I also get the feeling when think about The Hobbit and Tolkien’s Lord of the Rings series. After reading those books in rapid succession, I went through a mild depression when I realized I had left the place for good, the series of books were over and I couldn’t go back. Today, I still long for the Shire in my life. But it can’t be. I know that. There is a purpose of Sehnsucht and its purpose is to point us in the direction of life. We are not supposed to go back or retreat into or relive or even seek out to restore the Sehnsucht in our lives. I expect that one day I will awaken into it. I will learn that it was God calling all along. If I understand correctly, this is how C.S. Lewis understood it, too.
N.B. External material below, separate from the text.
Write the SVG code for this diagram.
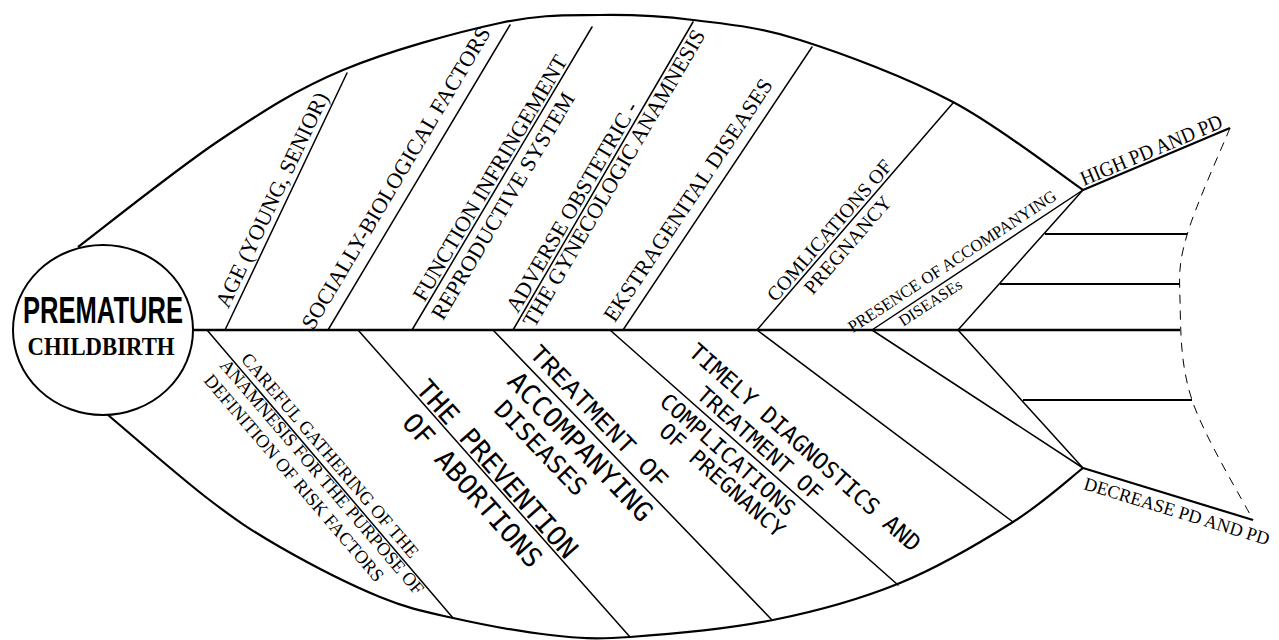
<svg xmlns="http://www.w3.org/2000/svg" width="1279" height="640" viewBox="0 0 1279 640">
<style>
.ln{stroke:#000;stroke-width:1.5;fill:none;stroke-linecap:round}
.bd{stroke:#000;stroke-width:2.2;fill:none}
.dash{stroke:#000;stroke-width:1;fill:none;stroke-dasharray:9 7}
.ser{font-family:"Liberation Serif","Times New Roman",serif;font-size:22px;fill:#000}
.sm{font-size:18.5px}
.mono{font-family:"DejaVu Sans Mono",monospace;fill:#000}
.cmono{font-family:"Liberation Mono","Courier New",monospace;fill:#000}
</style>
<rect width="1279" height="640" fill="#fff"/>
<g id="connectors">
  <path class="bd" d="M78,247 C101.7,229.2 175.8,169.5 220,140 C264.2,110.5 296.3,89.5 343,70 C389.7,50.5 457.2,32.2 500,23 C542.8,13.8 567.8,15.5 600,15 C632.2,14.5 659.7,15.8 693,20 C726.3,24.2 756.7,26.3 800,40 C843.3,53.7 905.8,77 953,102 C1000.2,127 1061.3,175.3 1083,190"/>
  <path class="bd" d="M108,415 C124.5,428.8 178.3,476 207,498 C235.7,520 251.2,530.5 280,547 C308.8,563.5 351.2,585.2 380,597 C408.8,608.8 424.7,611.7 453,618 C481.3,624.3 520.5,631.8 550,635 C579.5,638.2 592.8,639.5 630,637 C667.2,634.5 728,629 773,620 C818,611 860,599.3 900,583 C940,566.7 982.5,541.2 1013,522 C1043.5,502.8 1071.3,477 1083,468"/>
  <path class="dash" d="M1230,128 C1222.8,145.8 1195.3,206.3 1187,235 C1178.7,263.7 1179.2,272.5 1180,300 C1180.8,327.5 1179.8,363.3 1192,400 C1204.2,436.7 1242.8,500 1253,520"/>
  <line class="bd" x1="193" y1="330" x2="1180" y2="330" style="stroke-width:2.6"/>
  <line class="bd" x1="1045" y1="234" x2="1187" y2="234"/>
  <line class="bd" x1="1000" y1="284" x2="1180" y2="284"/>
  <line class="bd" x1="1023" y1="400" x2="1192" y2="400"/>
  <line class="bd" x1="1083" y1="190" x2="1230" y2="128"/>
  <line class="bd" x1="1083" y1="468" x2="1253" y2="520"/>
  <line class="ln" x1="225" y1="330" x2="347" y2="73"/>
  <line class="ln" x1="328" y1="330" x2="510" y2="25"/>
  <line class="ln" x1="412" y1="330" x2="592" y2="27"/>
  <line class="ln" x1="513" y1="330" x2="693" y2="22"/>
  <line class="ln" x1="623" y1="330" x2="812" y2="47"/>
  <line class="ln" x1="757" y1="330" x2="953" y2="103"/>
  <line class="ln" x1="872" y1="330" x2="1083" y2="190"/>
  <line class="ln" x1="958" y1="330" x2="1083" y2="190"/>
  <line class="ln" x1="207" y1="330" x2="453" y2="618"/>
  <line class="ln" x1="358" y1="330" x2="630" y2="637"/>
  <line class="ln" x1="493" y1="330" x2="772" y2="620"/>
  <line class="ln" x1="610" y1="330" x2="898" y2="585"/>
  <line class="ln" x1="757" y1="330" x2="1013" y2="522"/>
  <line class="ln" x1="872" y1="330" x2="1083" y2="468"/>
  <line class="ln" x1="958" y1="330" x2="1083" y2="468"/>
</g>
<g id="head">
  <ellipse cx="103" cy="330" rx="90" ry="85" fill="#fff" stroke="#000" stroke-width="2"/>
  <text x="103" y="323" text-anchor="middle" textLength="160" lengthAdjust="spacingAndGlyphs" style="font-family:'Liberation Sans',Arial,sans-serif;font-weight:bold;font-size:36px">PREMATURE</text>
  <text x="101" y="355" text-anchor="middle" textLength="147" lengthAdjust="spacingAndGlyphs" style="font-family:'Liberation Serif','Times New Roman',serif;font-weight:bold;font-size:26px">CHILDBIRTH</text>
</g>
<g id="age"><text class="ser" text-anchor="middle" transform="translate(278.6,203.1) rotate(-64.6)">AGE (YOUNG, SENIOR)</text></g>
<g id="socially"><text class="ser" text-anchor="middle" transform="translate(402.3,181.7) rotate(-59.2)">SOCIALLY-BIOLOGICAL FACTORS</text></g>
<g id="function">
  <text class="ser" text-anchor="middle" transform="translate(496.3,181.7) rotate(-59.3)">FUNCTION INFRINGEMENT</text>
  <text class="ser" text-anchor="middle" transform="translate(509.3,209.7) rotate(-59.3)">REPRODUCTIVE SYSTEM</text>
</g>
<g id="adverse">
  <text class="ser" text-anchor="middle" transform="translate(578.3,210.7) rotate(-59.7)">ADVERSE OBSTETRIC -</text>
  <text class="ser" text-anchor="middle" transform="translate(620.3,181.7) rotate(-59.7)">THE GYNECOLOGIC ANAMNESIS</text>
</g>
<g id="ekstragenital"><text class="ser" text-anchor="middle" transform="translate(694.1,204.1) rotate(-56.3)">EKSTRAGENITAL DISEASES</text></g>
<g id="complications">
  <text class="ser" text-anchor="middle" style="font-size:20px" transform="translate(834.5,234.8) rotate(-49.2)">COMLICATIONS OF</text>
  <text class="ser" text-anchor="middle" style="font-size:20px" transform="translate(852.7,249.3) rotate(-49.2)">PREGNANCY</text>
</g>
<g id="presence">
  <text class="ser" text-anchor="middle" style="font-size:17px" textLength="245" lengthAdjust="spacingAndGlyphs" transform="translate(955.3,266) rotate(-33.2)">PRESENCE OF ACCOMPANYING</text>
  <text class="ser" text-anchor="middle" style="font-size:16px" transform="translate(933.3,307) rotate(-33.2)">DISEASEs</text>
</g>
<g id="high"><text class="ser" text-anchor="middle" style="font-size:21px" textLength="152" lengthAdjust="spacingAndGlyphs" transform="translate(1154,156.5) rotate(-22.9)">HIGH PD AND PD</text></g>
<g id="decrease"><text class="ser" text-anchor="middle" style="font-size:18.5px" textLength="193" lengthAdjust="spacingAndGlyphs" transform="translate(1175.1,517.2) rotate(17)">DECREASE PD AND PD</text></g>
<g id="careful">
  <text class="ser sm" text-anchor="middle" transform="translate(325.4,459.4) rotate(49.5)">CAREFUL GATHERING OF THE</text>
  <text class="ser sm" text-anchor="middle" transform="translate(317.4,480.9) rotate(49.5)">ANAMNESIS FOR THE PURPOSE OF</text>
  <text class="ser sm" text-anchor="middle" transform="translate(289.4,481.9) rotate(49.5)">DEFINITION OF RISK FACTORS</text>
</g>
<g id="prevention">
  <text class="mono" text-anchor="middle" style="font-size:27px" transform="translate(490,475.1) rotate(48.5)">THE PREVENTION</text>
  <text class="mono" text-anchor="middle" style="font-size:27px" transform="translate(465.5,496.6) rotate(48.5)">OF ABORTIONS</text>
</g>
<g id="treatment">
  <text class="cmono" text-anchor="middle" style="font-size:26px" transform="translate(593.1,422.2) rotate(46.1)">TREATMENT OF</text>
  <text class="mono" text-anchor="middle" style="font-size:27px" transform="translate(573.7,453.1) rotate(46.1)">ACCOMPANYING</text>
  <text class="mono" text-anchor="middle" style="font-size:25px" transform="translate(534.5,454.2) rotate(46.1)">DISEASES</text>
</g>
<g id="timely">
  <text class="mono" text-anchor="middle" style="font-size:23px" textLength="300" transform="translate(799.7,453.5) rotate(41.5)">TIMELY DIAGNOSTICS AND</text>
  <text class="mono" text-anchor="middle" style="font-size:22px" transform="translate(754.7,449.5) rotate(41.5)">TREATMENT OF</text>
  <text class="mono" text-anchor="middle" style="font-size:22px" transform="translate(722.7,460.5) rotate(41.5)">COMPLICATIONS</text>
  <text class="mono" text-anchor="middle" style="font-size:22px" transform="translate(717.2,486) rotate(41.5)">OF PREGNANCY</text>
</g>
</svg>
Just a couple of days ago I had another experience with Sehnsucht in the early morning hours. I had one of what I call my ‘Nostalgia Dreams’. It’s always the same. I’m in a beautiful dream, usually of childhood. Then I slowly recognize in the midst of the dream that it’s only a dream. Then it hits me. An intense wave of sadness, akin to depression, sweeps over my body. The feeling is so strong that I’m shocked into consciousness. At first, I can still feel the deep longing and sadness. Within about a minute or so, it is mostly faded. But the feeling never really ever fades completely. My entire being lives partially in Sehnsucht. Today, I know it’s God calling me home.
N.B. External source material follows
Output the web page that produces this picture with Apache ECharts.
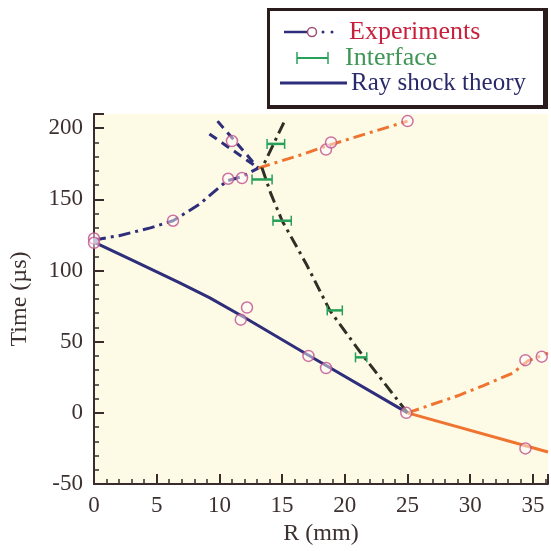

It makes me wonder if Jesus lived his life on earth with this feeling. As Emanuel, ‘God with us’, how greatly he must have longed to return to his Father.

The light ahead was growing stronger. Lucy saw that a great series of many-colored cliffs led up in front of them like a giant’s staircase. And then she forgot everything else, because Aslan himself was coming, leaping down from cliff to cliff like a living cataract of power and beauty…

Then Aslan turned to them and said: “You do not yet look so happy as I mean you to be.”

Lucy said, “We’re so afraid of being sent away, Aslan. And you have sent us back into our own world so often.”

“No fear of that,” said Aslan. “Have you not guessed?”

Their hearts leaped and a wild hope rose within them.

“There was a real railway accident,” said Aslan softly. “Your father and mother and all of you are—as you used to call it in the Shadowlands—dead. The term is over: the holidays have begun. The dream is ended: this is the morning.”

And as He spoke He no longer looked to them like a lion; but the things that began to happen after that were so great and beautiful that I cannot write them. And for us this is the end of all the stories, and we can most truly say that they all lived happily ever after. But for them it was only the beginning of the real story. All their life in this world and all their adventures in Narnia had only been the cover and the title page: now at last they were beginning Chapter One of the Great Story which no one on earth has read: which goes on forever: in which every chapter is better than the one before.